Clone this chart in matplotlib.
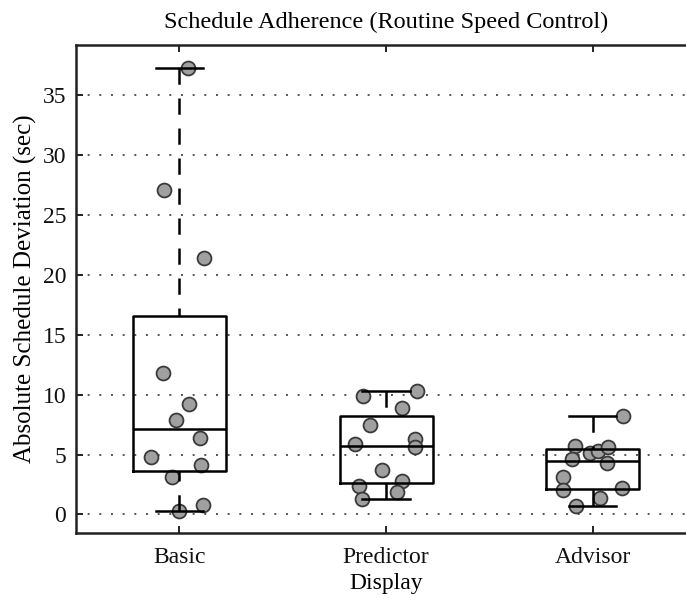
import numpy as np
import matplotlib
matplotlib.use("Agg")
import matplotlib.pyplot as plt

categories = ["Basic", "Predictor", "Advisor"]
basic_vals = [37.3, 27.1, 21.4, 11.8, 9.25, 7.85, 6.4, 4.8, 4.1, 3.1, 0.3, 0.75]
predictor_vals = [9.9, 10.3, 8.9, 7.5, 5.9, 6.3, 5.6, 3.7, 2.8, 2.4, 1.9, 1.25]
advisor_vals = [8.2, 5.75, 5.15, 5.3, 5.6, 4.6, 4.3, 3.15, 2.05, 2.2, 1.4, 0.7]
# horizontal jitter of each point (category units)
basic_jit = [0.042, -0.076, 0.121, -0.079, 0.048, -0.014, 0.101, -0.137, 0.106, -0.035, 0.0, 0.114]
predictor_jit = [-0.110, 0.148, 0.076, -0.077, -0.150, 0.140, 0.140, -0.021, 0.076, -0.129, 0.052, -0.117]
advisor_jit = [0.145, -0.087, -0.014, 0.024, 0.074, -0.101, 0.068, -0.143, -0.143, 0.143, 0.036, -0.079]
yticks = [0, 5, 10, 15, 20, 25, 30, 35]

series = [basic_vals, predictor_vals, advisor_vals]
jitters = [basic_jit, predictor_jit, advisor_jit]

plt.rcParams['font.family'] = ['Liberation Serif', 'DejaVu Serif']


def matlab_stats(vals):
    v = np.sort(np.asarray(vals, dtype=float))
    n = len(v)
    def prc(p):
        pos = n * p + 0.5
        lo = int(np.floor(pos)); hi = int(np.ceil(pos))
        lo = min(max(lo, 1), n); hi = min(max(hi, 1), n)
        frac = pos - np.floor(pos)
        return v[lo - 1] + frac * (v[hi - 1] - v[lo - 1])
    return dict(med=prc(0.5), q1=prc(0.25), q3=prc(0.75),
                whislo=v[0], whishi=v[-1], fliers=[])


fig = plt.figure(figsize=(6.86, 5.98), dpi=100)
ax = fig.add_axes([76 / 686, 65 / 598, 620 / 686, 488 / 598])

positions = [1, 2, 3]
stats = [matlab_stats(s) for s in series]

# points
for pos, vals, jit in zip(positions, series, jitters):
    ax.plot(np.array(jit) + pos, vals, 'o', ms=10, mfc='#a0a0a0',
            mec='#3a3a3a', mew=1.3, zorder=2, linestyle='none')

lw = 1.8
bp = ax.bxp(stats, positions=positions, widths=0.45, capwidths=0.23,
            showfliers=False, patch_artist=False,
            boxprops=dict(color='black', linewidth=lw),
            medianprops=dict(color='black', linewidth=lw),
            whiskerprops=dict(color='black', linewidth=lw, linestyle=(0, (6.5, 5.5))),
            capprops=dict(color='black', linewidth=lw))
for art in bp['boxes'] + bp['medians'] + bp['whiskers'] + bp['caps']:
    art.set_zorder(3)
# draw whiskers from the cap toward the box
for w in bp['whiskers']:
    x, y = w.get_data()
    w.set_data(x[::-1], y[::-1])

ax.set_xlim(0.5, 3.5)
ax.set_ylim(-1.55, 39.2)
ax.set_yticks(yticks)
ax.set_xticks(positions)
ax.set_xticklabels(categories)
ax.yaxis.grid(True, linestyle=(0, (1, 5)), color='#555555', linewidth=1.4)
ax.set_axisbelow(True)
ax.tick_params(direction='in', length=5, width=1.3, labelsize=17,
               top=True, right=False, colors='#111111')
ax.tick_params(axis='x', pad=10)
ax.tick_params(axis='y', pad=7)
for s in ax.spines.values():
    s.set_linewidth(1.8)
    s.set_color('#222222')

ax.set_title("Schedule Adherence (Routine Speed Control)", fontsize=17.5, pad=12)
ax.set_xlabel("Display", fontsize=17, labelpad=3.5)
ax.set_ylabel("Absolute Schedule Deviation (sec)", fontsize=18, labelpad=4)

fig.savefig("out.png", dpi=100)
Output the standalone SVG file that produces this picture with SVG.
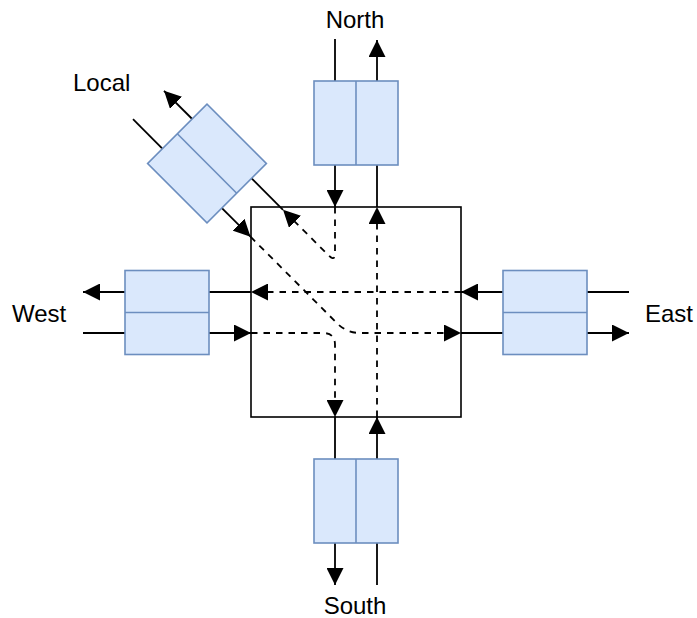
<svg xmlns="http://www.w3.org/2000/svg" width="697" height="618" viewBox="0 0 697 618">
  <style>
    .box{fill:#dae8fc;stroke:#6c8ebf;stroke-width:1.6}
    .div{fill:none;stroke:#6c8ebf;stroke-width:1.6}
    .core{fill:none;stroke:#000;stroke-width:1.6}
    .ln{fill:none;stroke:#000;stroke-width:1.8}
    .dl{fill:none;stroke:#000;stroke-width:1.8;stroke-dasharray:6.5 6}
    .arr{marker-end:url(#ah)}
    .lbl{font-family:"Liberation Sans",Arial,Helvetica,sans-serif;font-size:24px;fill:#000}
  </style>
  <defs>
    <marker id="ah" markerUnits="userSpaceOnUse" markerWidth="17" markerHeight="17" viewBox="0 0 16 16" refX="16" refY="8" orient="auto">
      <path d="M0,0 L16,8 L0,16 Z" fill="#000"/>
    </marker>
  </defs>

  <g id="connectors">
    <!-- North -->
    <path class="ln" d="M335,39 V81"/>
    <path class="ln arr" d="M335,165 V207"/>
    <path class="ln" d="M377,207 V165"/>
    <path class="ln arr" d="M377,81 V40"/>
    <!-- West -->
    <path class="ln" d="M251,292 H209"/>
    <path class="ln arr" d="M125,292 H83"/>
    <path class="ln" d="M83,333 H125"/>
    <path class="ln arr" d="M209,333 H251"/>
    <!-- East -->
    <path class="ln" d="M629,292 H587"/>
    <path class="ln arr" d="M503,292 H461"/>
    <path class="ln" d="M461,333 H503"/>
    <path class="ln arr" d="M587,333 H629"/>
    <!-- South -->
    <path class="ln" d="M335,417 V459"/>
    <path class="ln arr" d="M335,543 V585"/>
    <path class="ln" d="M377,585 V543"/>
    <path class="ln arr" d="M377,459 V417"/>
    <!-- Local -->
    <path class="ln" d="M133,119.2 L162.1,148.3"/>
    <path class="ln arr" d="M221.9,208.1 L250.5,236.7"/>
    <path class="ln" d="M283,209.8 L251.6,178.4"/>
    <path class="ln arr" d="M192.2,119 L164,90.8"/>
    <!-- internal dashed routes -->
    <path class="dl arr" d="M461,292 H251"/>
    <path class="dl arr" d="M251,333 H323 Q335,333 335,345 V417"/>
    <path class="dl arr" d="M377,417 V207"/>
    <path class="dl arr" d="M335,207 V253 Q335,261.8 328.8,255.6 L283,209.8"/>
    <path class="dl arr" d="M250.5,236.7 L337,323.2 Q346.8,333 360,333 H461"/>
  </g>

  <g id="router">
    <rect class="core" x="251" y="207" width="210" height="210"/>
  </g>

  <g id="north">
    <rect class="box" x="314" y="81" width="84" height="84"/>
    <line class="div" x1="356" y1="81" x2="356" y2="165"/>
    <text class="lbl" x="355" y="28" text-anchor="middle">North</text>
  </g>

  <g id="west">
    <rect class="box" x="125" y="270.5" width="84" height="84"/>
    <line class="div" x1="125" y1="312.5" x2="209" y2="312.5"/>
    <text class="lbl" x="12" y="322">West</text>
  </g>

  <g id="east">
    <rect class="box" x="503" y="270.5" width="84" height="84"/>
    <line class="div" x1="503" y1="312.5" x2="587" y2="312.5"/>
    <text class="lbl" x="645" y="322">East</text>
  </g>

  <g id="south">
    <rect class="box" x="314" y="459" width="84" height="84"/>
    <line class="div" x1="356" y1="459" x2="356" y2="543"/>
    <text class="lbl" x="355" y="614" text-anchor="middle">South</text>
  </g>

  <g id="local">
    <g transform="translate(207,163.5) rotate(-45)">
      <rect class="box" x="-42" y="-42" width="84" height="84"/>
      <line class="div" x1="0" y1="-42" x2="0" y2="42"/>
    </g>
    <text class="lbl" x="73" y="91">Local</text>
  </g>
</svg>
=-=-=-=-=
## Do this
In your copy, leave out the pictures and reproduce the material above exactly.

## Result for this task
Clone this chart in matplotlib.
import numpy as np
import matplotlib
matplotlib.use("Agg")
import matplotlib.pyplot as plt

categories = ["Basic", "Predictor", "Advisor"]
basic_vals = [37.3, 27.1, 21.4, 11.8, 9.25, 7.85, 6.4, 4.8, 4.1, 3.1, 0.3, 0.75]
predictor_vals = [9.9, 10.3, 8.9, 7.5, 5.9, 6.3, 5.6, 3.7, 2.8, 2.4, 1.9, 1.25]
advisor_vals = [8.2, 5.75, 5.15, 5.3, 5.6, 4.6, 4.3, 3.15, 2.05, 2.2, 1.4, 0.7]
# horizontal jitter of each point (category units)
basic_jit = [0.042, -0.076, 0.121, -0.079, 0.048, -0.014, 0.101, -0.137, 0.106, -0.035, 0.0, 0.114]
predictor_jit = [-0.110, 0.148, 0.076, -0.077, -0.150, 0.140, 0.140, -0.021, 0.076, -0.129, 0.052, -0.117]
advisor_jit = [0.145, -0.087, -0.014, 0.024, 0.074, -0.101, 0.068, -0.143, -0.143, 0.143, 0.036, -0.079]
yticks = [0, 5, 10, 15, 20, 25, 30, 35]

series = [basic_vals, predictor_vals, advisor_vals]
jitters = [basic_jit, predictor_jit, advisor_jit]

plt.rcParams['font.family'] = ['Liberation Serif', 'DejaVu Serif']


def matlab_stats(vals):
    v = np.sort(np.asarray(vals, dtype=float))
    n = len(v)
    def prc(p):
        pos = n * p + 0.5
        lo = int(np.floor(pos)); hi = int(np.ceil(pos))
        lo = min(max(lo, 1), n); hi = min(max(hi, 1), n)
        frac = pos - np.floor(pos)
        return v[lo - 1] + frac * (v[hi - 1] - v[lo - 1])
    return dict(med=prc(0.5), q1=prc(0.25), q3=prc(0.75),
                whislo=v[0], whishi=v[-1], fliers=[])


fig = plt.figure(figsize=(6.86, 5.98), dpi=100)
ax = fig.add_axes([76 / 686, 65 / 598, 620 / 686, 488 / 598])

positions = [1, 2, 3]
stats = [matlab_stats(s) for s in series]

# points
for pos, vals, jit in zip(positions, series, jitters):
    ax.plot(np.array(jit) + pos, vals, 'o', ms=10, mfc='#a0a0a0',
            mec='#3a3a3a', mew=1.3, zorder=2, linestyle='none')

lw = 1.8
bp = ax.bxp(stats, positions=positions, widths=0.45, capwidths=0.23,
            showfliers=False, patch_artist=False,
            boxprops=dict(color='black', linewidth=lw),
            medianprops=dict(color='black', linewidth=lw),
            whiskerprops=dict(color='black', linewidth=lw, linestyle=(0, (6.5, 5.5))),
            capprops=dict(color='black', linewidth=lw))
for art in bp['boxes'] + bp['medians'] + bp['whiskers'] + bp['caps']:
    art.set_zorder(3)
# draw whiskers from the cap toward the box
for w in bp['whiskers']:
    x, y = w.get_data()
    w.set_data(x[::-1], y[::-1])

ax.set_xlim(0.5, 3.5)
ax.set_ylim(-1.55, 39.2)
ax.set_yticks(yticks)
ax.set_xticks(positions)
ax.set_xticklabels(categories)
ax.yaxis.grid(True, linestyle=(0, (1, 5)), color='#555555', linewidth=1.4)
ax.set_axisbelow(True)
ax.tick_params(direction='in', length=5, width=1.3, labelsize=17,
               top=True, right=False, colors='#111111')
ax.tick_params(axis='x', pad=10)
ax.tick_params(axis='y', pad=7)
for s in ax.spines.values():
    s.set_linewidth(1.8)
    s.set_color('#222222')

ax.set_title("Schedule Adherence (Routine Speed Control)", fontsize=17.5, pad=12)
ax.set_xlabel("Display", fontsize=17, labelpad=3.5)
ax.set_ylabel("Absolute Schedule Deviation (sec)", fontsize=18, labelpad=4)

fig.savefig("out.png", dpi=100)
Output the standalone SVG file that produces this picture with SVG.
<svg xmlns="http://www.w3.org/2000/svg" width="697" height="618" viewBox="0 0 697 618">
  <style>
    .box{fill:#dae8fc;stroke:#6c8ebf;stroke-width:1.6}
    .div{fill:none;stroke:#6c8ebf;stroke-width:1.6}
    .core{fill:none;stroke:#000;stroke-width:1.6}
    .ln{fill:none;stroke:#000;stroke-width:1.8}
    .dl{fill:none;stroke:#000;stroke-width:1.8;stroke-dasharray:6.5 6}
    .arr{marker-end:url(#ah)}
    .lbl{font-family:"Liberation Sans",Arial,Helvetica,sans-serif;font-size:24px;fill:#000}
  </style>
  <defs>
    <marker id="ah" markerUnits="userSpaceOnUse" markerWidth="17" markerHeight="17" viewBox="0 0 16 16" refX="16" refY="8" orient="auto">
      <path d="M0,0 L16,8 L0,16 Z" fill="#000"/>
    </marker>
  </defs>

  <g id="connectors">
    <!-- North -->
    <path class="ln" d="M335,39 V81"/>
    <path class="ln arr" d="M335,165 V207"/>
    <path class="ln" d="M377,207 V165"/>
    <path class="ln arr" d="M377,81 V40"/>
    <!-- West -->
    <path class="ln" d="M251,292 H209"/>
    <path class="ln arr" d="M125,292 H83"/>
    <path class="ln" d="M83,333 H125"/>
    <path class="ln arr" d="M209,333 H251"/>
    <!-- East -->
    <path class="ln" d="M629,292 H587"/>
    <path class="ln arr" d="M503,292 H461"/>
    <path class="ln" d="M461,333 H503"/>
    <path class="ln arr" d="M587,333 H629"/>
    <!-- South -->
    <path class="ln" d="M335,417 V459"/>
    <path class="ln arr" d="M335,543 V585"/>
    <path class="ln" d="M377,585 V543"/>
    <path class="ln arr" d="M377,459 V417"/>
    <!-- Local -->
    <path class="ln" d="M133,119.2 L162.1,148.3"/>
    <path class="ln arr" d="M221.9,208.1 L250.5,236.7"/>
    <path class="ln" d="M283,209.8 L251.6,178.4"/>
    <path class="ln arr" d="M192.2,119 L164,90.8"/>
    <!-- internal dashed routes -->
    <path class="dl arr" d="M461,292 H251"/>
    <path class="dl arr" d="M251,333 H323 Q335,333 335,345 V417"/>
    <path class="dl arr" d="M377,417 V207"/>
    <path class="dl arr" d="M335,207 V253 Q335,261.8 328.8,255.6 L283,209.8"/>
    <path class="dl arr" d="M250.5,236.7 L337,323.2 Q346.8,333 360,333 H461"/>
  </g>

  <g id="router">
    <rect class="core" x="251" y="207" width="210" height="210"/>
  </g>

  <g id="north">
    <rect class="box" x="314" y="81" width="84" height="84"/>
    <line class="div" x1="356" y1="81" x2="356" y2="165"/>
    <text class="lbl" x="355" y="28" text-anchor="middle">North</text>
  </g>

  <g id="west">
    <rect class="box" x="125" y="270.5" width="84" height="84"/>
    <line class="div" x1="125" y1="312.5" x2="209" y2="312.5"/>
    <text class="lbl" x="12" y="322">West</text>
  </g>

  <g id="east">
    <rect class="box" x="503" y="270.5" width="84" height="84"/>
    <line class="div" x1="503" y1="312.5" x2="587" y2="312.5"/>
    <text class="lbl" x="645" y="322">East</text>
  </g>

  <g id="south">
    <rect class="box" x="314" y="459" width="84" height="84"/>
    <line class="div" x1="356" y1="459" x2="356" y2="543"/>
    <text class="lbl" x="355" y="614" text-anchor="middle">South</text>
  </g>

  <g id="local">
    <g transform="translate(207,163.5) rotate(-45)">
      <rect class="box" x="-42" y="-42" width="84" height="84"/>
      <line class="div" x1="0" y1="-42" x2="0" y2="42"/>
    </g>
    <text class="lbl" x="73" y="91">Local</text>
  </g>
</svg>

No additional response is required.